Bien sûr qu’il y aura des pots cassés. Et alors ? C’est le risque à courir. (Vous remarquerez qu’en ce moment, la casse est presque toujours le fait des puissants sur la défensive.) Après, on peut toujours considérer que l’esclave court beaucoup moins de risques en se soumettant à son maître qu’en s’y opposant. Question de choix… ou plutôt d’abandon de choix !
Précipiter la chute
Mon dieu que je nous sens poisseux ! Nous sommes devenus si tristes et moches.
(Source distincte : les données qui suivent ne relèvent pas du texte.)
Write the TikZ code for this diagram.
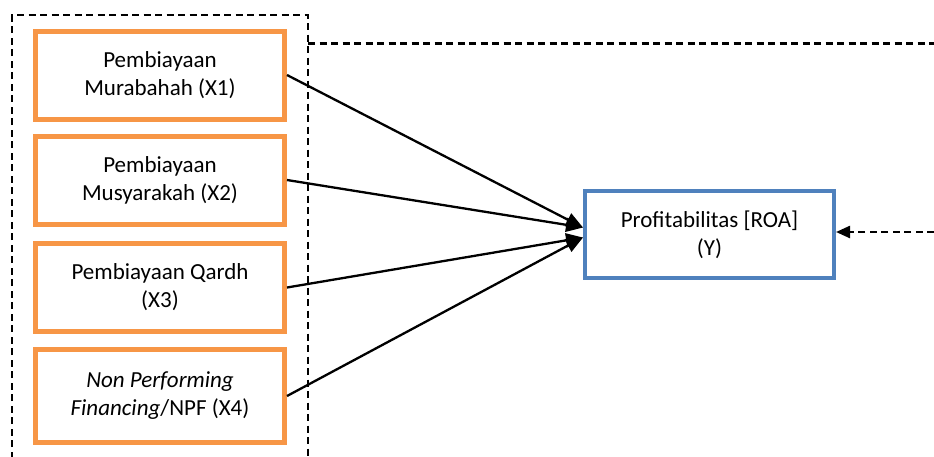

Faut-il citer pour finir ce tout récent épisode — ô combien « catastrophiste » lui aussi, sinon catastrophique ! — du Sofitel new-yorkais où notre garde-chiourme monétaire sus-cité vient de prendre un bouillon magistral qui lui pendait manifestement au nez. Où les appels à la présomption d’innocence du coupable présumé piétinent allègrement celle des victimes supposées. Où les cris outragés à la manipulation et au complot, les faux étonnements de la garde rapprochée ressemblent de plus en plus à une négation pathétique d’une réalité dans laquelle ce monde déliquescent s’engloutit.
S’il y a quelque chose de « fatiguant » dans l’histoire, ce n’est pas le catastrophisme de la situation, mais le fait que cette agonie se prolonge autant.
Foin des aboyeurs et des paniquards transis, il est plus que temps de poursuivre vaille que vaille notre chemin, poussés au cul par ce cher René Char :
« Impose ta chance, serre ton bonheur et va vers ton risque. À te regarder, ils s’habitueront. »
Notes
NB : ce billet a été modifié le 16 mai 2011, pour tenir compte d’une actualité brûlante (c’est le moins qu’on puisse dire).